Pour Charles Grant, l’exemple franco-britannique vient déjà de pousser l’Allemagne à améliorer ses forces d’intervention. La coopération de ces trois grands pays est essentielle car chacun représente une tendance : la Grande-Bretagne est atlantiste, la France est pour une Europe autonome et l’Allemagne est la puissance la plus rétive à déployer des troupes outremer et à utiliser la force armée. Si ces trois-là peuvent se mettre d’accord sur une politique ou une action, il y a de fortes chances que la plupart des autres pays membres de l’UE suivront [20].
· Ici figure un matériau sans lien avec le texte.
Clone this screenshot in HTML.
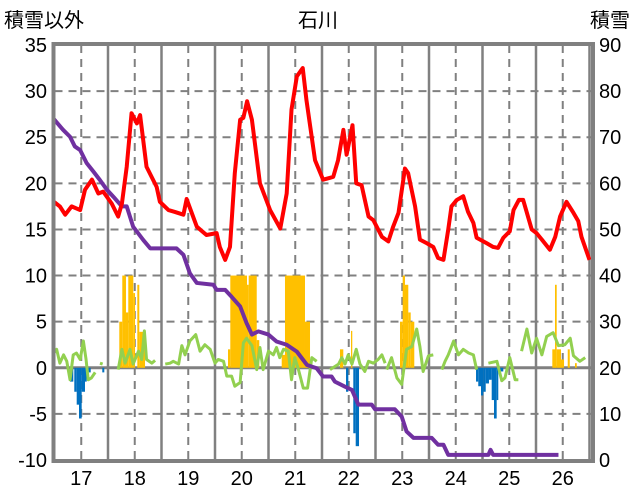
<!DOCTYPE html>
<html><head><meta charset="utf-8"><style>
body{margin:0;background:#fff;}
svg{display:block;font-family:"Liberation Sans","Noto Sans CJK JP",sans-serif;}
</style></head><body>
<svg id="chart" width="636" height="501" viewBox="0 0 636 501" xmlns="http://www.w3.org/2000/svg">
<text x="318" y="27" font-size="20" text-anchor="middle" fill="#000">石川</text>
<text x="4" y="27" font-size="20" fill="#000">積雪以外</text>
<text x="590" y="27" font-size="20" fill="#000">積雪</text>
<g id="grid"></g><g id="bars"></g><g id="lines"></g><g id="axes"></g>
</svg>
<script>
const leftTicks=[-10,-5,0,5,10,15,20,25,30,35];
const rightTicks=[0,10,20,30,40,50,60,70,80,90];
const yearLabels=[17,18,19,20,21,22,23,24,25,26];
const redT=[16.49,16.60,16.70,16.82,16.98,17.07,17.20,17.32,17.41,17.57,17.69,17.76,17.85,17.94,18.04,18.10,18.22,18.41,18.47,18.63,18.75,18.91,18.97,19.16,19.34,19.53,19.59,19.69,19.78,19.87,19.97,20.03,20.10,20.19,20.34,20.53,20.72,20.84,20.93,21.03,21.14,21.21,21.37,21.52,21.65,21.71,21.80,21.90,21.96,22.07,22.14,22.24,22.37,22.46,22.62,22.74,22.83,22.93,23.05,23.11,23.24,23.33,23.46,23.58,23.67,23.77,23.86,23.92,24.02,24.14,24.23,24.33,24.39,24.58,24.70,24.79,24.89,25.01,25.08,25.18,25.26,25.42,25.51,25.61,25.76,25.86,25.95,26.07,26.20,26.29,26.35,26.50];
const redV=[18.0,17.5,16.6,17.5,17.1,19.3,20.4,18.9,19.1,17.8,16.4,17.8,21.8,27.6,26.5,27.4,21.8,19.6,18.0,17.1,16.9,16.6,18.3,15.3,14.4,14.6,13.1,11.7,13.1,21.1,26.9,27.1,28.9,26.9,20.0,17.1,15.1,18.9,28.0,31.6,32.5,29.0,22.5,20.4,20.6,20.7,22.5,25.8,23.1,26.3,20.0,19.8,16.4,16.0,14.2,13.7,15.3,16.8,21.6,21.1,17.5,13.9,13.5,13.1,11.9,11.7,15.0,17.5,18.2,18.6,16.9,15.7,14.1,13.5,13.1,13.0,14.1,14.8,17.1,18.2,18.2,15.0,14.6,13.9,12.8,14.2,16.4,18.0,16.8,15.9,14.2,11.7];
const snowT=[16.49,16.66,16.79,16.88,16.98,17.10,17.23,17.35,17.48,17.60,17.76,17.85,17.97,18.16,18.29,18.78,18.91,19.03,19.16,19.47,19.53,19.69,19.81,19.97,20.09,20.19,20.31,20.50,20.65,20.84,21.03,21.22,21.40,21.52,21.68,21.74,21.93,22.06,22.18,22.43,22.49,22.86,22.99,23.08,23.21,23.55,23.67,23.77,23.86,24.61,24.65,24.70,25.92];
const snowV=[73.9,71.6,70.1,68.0,67.2,64.4,62.5,60.7,58.6,57.1,55.0,55.0,50.6,47.7,45.9,45.9,44.5,40.5,38.4,38.0,36.9,36.9,35.4,33.3,29.7,27.2,27.9,27.2,25.7,25.0,23.5,20.6,19.9,18.1,18.1,17.0,15.9,15.2,12.0,12.0,11.0,11.0,9.4,6.2,4.8,4.8,3.3,3.3,1.1,1.1,2.2,1.1,1.1];
const greenSegT=[
[16.49,16.54,16.60,16.67,16.73,16.79,16.85,16.91,16.98,17.04,17.09,17.13,17.19,17.26],
[17.35,17.40],
[17.69,17.76,17.82,17.91,17.97,18.07,18.13,18.18,18.22,18.32,18.38],
[18.57,18.66,18.72,18.82,18.88,18.94,19.03,19.14,19.22,19.31,19.41,19.50,19.56,19.66,19.72,19.81,19.87,19.97,20.03,20.09,20.19,20.28,20.34,20.40,20.50,20.59,20.65,20.71,20.78,20.87,20.93,20.99,21.06,21.15,21.23,21.31,21.40],
[21.65,21.81,21.87,21.93,21.99,22.06,22.14,22.21,22.30,22.37,22.46,22.55,22.62,22.68],
[22.71,22.80,22.90,22.99,23.08,23.18,23.27,23.33,23.39,23.49,23.58],
[23.74,23.80,23.86,23.96,24.05,24.14,24.24,24.33,24.39],
[24.61,24.77,24.86,24.92,25.01,25.11,25.17],
[25.23,25.33,25.42,25.51,25.61,25.70,25.82,25.92,26.04,26.14,26.20,26.32,26.42]];
const greenSegV=[
[1.6,2.0,0.5,1.4,0.7,-1.3,1.4,1.6,0.9,2.9,0.9,-1.3,-1.1,-0.5],
[0.5,0.4],
[-0.2,2.0,0.5,2.0,0.4,1.8,0.9,4.0,0.9,0.5,0.8],
[0.4,0.5,0.7,0.4,2.4,1.4,2.9,3.6,1.8,2.5,2.0,0.5,0.9,0.7,-0.9,-0.9,-2.0,-1.6,2.7,3.2,2.4,-0.2,2.2,-0.2,1.8,1.4,2.2,1.1,2.0,1.8,-1.3,1.1,-0.2,-2.2,-2.2,1.1,0.7],
[-0.2,0.4,1.1,0.4,1.4,0.4,2.0,0.4,-0.4,0.7,0.5,0.9,1.4,0.5],
[-0.2,1.1,-1.1,-1.8,2.0,2.3,4.2,2.3,-0.4,1.3,1.4],
[-0.2,0.7,1.4,2.9,1.4,2.0,1.6,1.4,-0.2],
[0.5,0.7,-1.4,-1.1,1.1,-1.3,-1.3],
[1.8,4.2,1.6,3.2,1.4,3.4,3.8,2.4,2.5,3.2,1.3,0.7,1.1]];
const barStart=[17.711,17.767,17.836,17.879,17.973,18.048,18.085,19.743,19.786,20.098,20.130,20.280,20.747,20.808,21.182,21.836,22.042,22.958,23.008,23.051,23.113,23.158,25.805,25.855,25.887,25.967,26.093,26.229,
16.790,16.870,16.915,16.958,17.008,17.070,17.132,17.393,21.949,22.085,22.130,24.379,24.421,24.472,24.515,24.560,24.621,24.672,24.715,24.765,24.795];
const barEnd=[17.767,17.836,17.879,17.973,18.005,18.085,18.192,19.786,20.098,20.130,20.280,20.328,20.808,21.182,21.276,21.898,22.066,23.008,23.051,23.113,23.158,23.225,25.868,25.887,25.967,26.024,26.131,26.262,
16.851,16.915,16.958,17.008,17.070,17.102,17.177,17.431,21.992,22.130,22.192,24.421,24.472,24.515,24.560,24.621,24.672,24.715,24.765,24.795,24.889];
const barVal=[5,10,6,10,8.1,9,3.9,2,10,9,10,3,1.4,10,5,2,4,5,10,9,6,5,2,9,2,0.9,2,0.5,
-1.5,-2.6,-4.0,-5.5,-2.6,-1.5,-0.5,-0.5,-2.6,-7.1,-8.5,-1.5,-2.0,-3.0,-2.6,-1.7,-1.3,-3.5,-5.5,-3.5,-0.4];

const PL=54.5,PR=592,PT=45,PB=460;
const xs=t=>PL+(t-16.5)*53.5;
const yL=v=>PB-(v+10)*(PB-PT)/45;
const yR=v=>PB-v*(PB-PT)/90;
const NS='http://www.w3.org/2000/svg';
function mk(tag,parent,attrs){const e=document.createElementNS(NS,tag);for(const k in attrs)e.setAttribute(k,attrs[k]);parent.appendChild(e);return e;}
const grid=document.getElementById('grid'),bars=document.getElementById('bars'),lines=document.getElementById('lines'),axes=document.getElementById('axes');
leftTicks.forEach((v,i)=>{
  const y=yL(v);
  if(v!==-10&&v!==35){const l=mk('line',grid,{x1:PL,x2:PR,y1:y,y2:y,stroke:'#808080','stroke-width':2,'stroke-dasharray':v===0?'':'8,6'});
  
  }
  const t=mk('text',axes,{x:47,y:y+7,'font-size':20,'text-anchor':'end',fill:'#000'});t.textContent=v;
  
  
});
rightTicks.forEach(v=>{
  const t=mk('text',axes,{x:599,y:yR(v)+7,'font-size':20,fill:'#000'});t.textContent=v;
  
  
});
yearLabels.forEach(yr=>{
  const x=xs(yr);
  const d=mk('line',grid,{x1:x,x2:x,y1:PT,y2:PB,stroke:'#808080','stroke-width':2,'stroke-dasharray':'8,6'});
  
  
  const xb=xs(yr+0.5);
  if(xb<PR-2){const s=mk('line',grid,{x1:xb,x2:xb,y1:PT,y2:PB,stroke:'#808080','stroke-width':2.5});
  
  }
  const t=mk('text',axes,{x:x,y:485,'font-size':20,'text-anchor':'middle',fill:'#000'});t.textContent=yr;
  
  
});
barVal.forEach((v,i)=>{
  const x0=xs(barStart[i]),x1=xs(barEnd[i]),y0=yL(0),y1=yL(v);
  const r=mk('rect',bars,{x:x0,width:Math.max(x1-x0,1),y:Math.min(y0,y1),height:Math.abs(y1-y0),fill:v>=0?'#FFC000':'#0070C0'});
  
  
});
const zero=mk('line',grid,{x1:PL,x2:PR,y1:yL(0),y2:yL(0),stroke:'#808080','stroke-width':3});


greenSegT.forEach((ts,k)=>{
  const p=mk('polyline',lines,{points:ts.map((t,i)=>xs(t)+','+yL(greenSegV[k][i])).join(' '),fill:'none',stroke:'#92D050','stroke-width':3,'stroke-linejoin':'round'});
  
  
});
const pr=mk('polyline',lines,{points:snowT.map((t,i)=>xs(t)+','+yR(snowV[i])).join(' '),fill:'none',stroke:'#7030A0','stroke-width':4,'stroke-linejoin':'round'});


const rl=mk('polyline',lines,{points:redT.map((t,i)=>xs(t)+','+yL(redV[i])).join(' '),fill:'none',stroke:'#FF0000','stroke-width':4,'stroke-linejoin':'round'});


const fr=mk('rect',axes,{x:PL-1,y:PT-1,width:PR-PL+2,height:PB-PT+2,fill:'none',stroke:'#808080','stroke-width':4});


</script>
</body></html>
Hervé Coutau-Bégarie a reconnu et caractérisé brièvement les différences culturelles majeures entre les principales armées européennes. Il trouve une certaine unité mais celle-ci se définit par la négative et principalement vis-à-vis d’un allié, les États-Unis [21]. La conception européenne serait plus humaniste, la conception américaine plus matérialiste. Il est un fait qu’aucun pays européen n’a jamais eu à sa disposition un arsenal de destruction comparable à celui des États-Unis et que cette seule différence a d’importantes répercussions. Dans son Traité de stratégie, Hervé Coutau-Bégarie laisse la porte ouverte à l’idée d’une culture stratégique européenne, sans aborder explicitement la question. Le concept, rappelle-t-il, s’applique à une unité politique, État-nation ou empire [22]. On peut retenir d’autres cadres, plus vastes ou plus restreints : l’idée d’une culture stratégique occidentale (Victor D. Hanson), des cultures « dérivées », des cultures d’armes par exemple, comme celle de l’US Navy, récemment étudiée [22]. Coutau-Bégarie souligne dans ces pages un aspect important, qui favorisa la promotion de l’idée européenne et qui pourrait justement caractériser la culture stratégique européenne : c’est la notion de rapport à la guerre et en particulier le fait d’avoir subi l’invasion et la destruction. Après 1945, la Grande-Bretagne n’avait pas subi d’invasion mais tout de même d’importantes destructions, ce qui n’avait jamais été le cas auparavant [24] Il est certain que l’expérience commune de guerres subies sur le territoire suscite un rapport à la guerre largement partagé en Europe et différent des États-Unis.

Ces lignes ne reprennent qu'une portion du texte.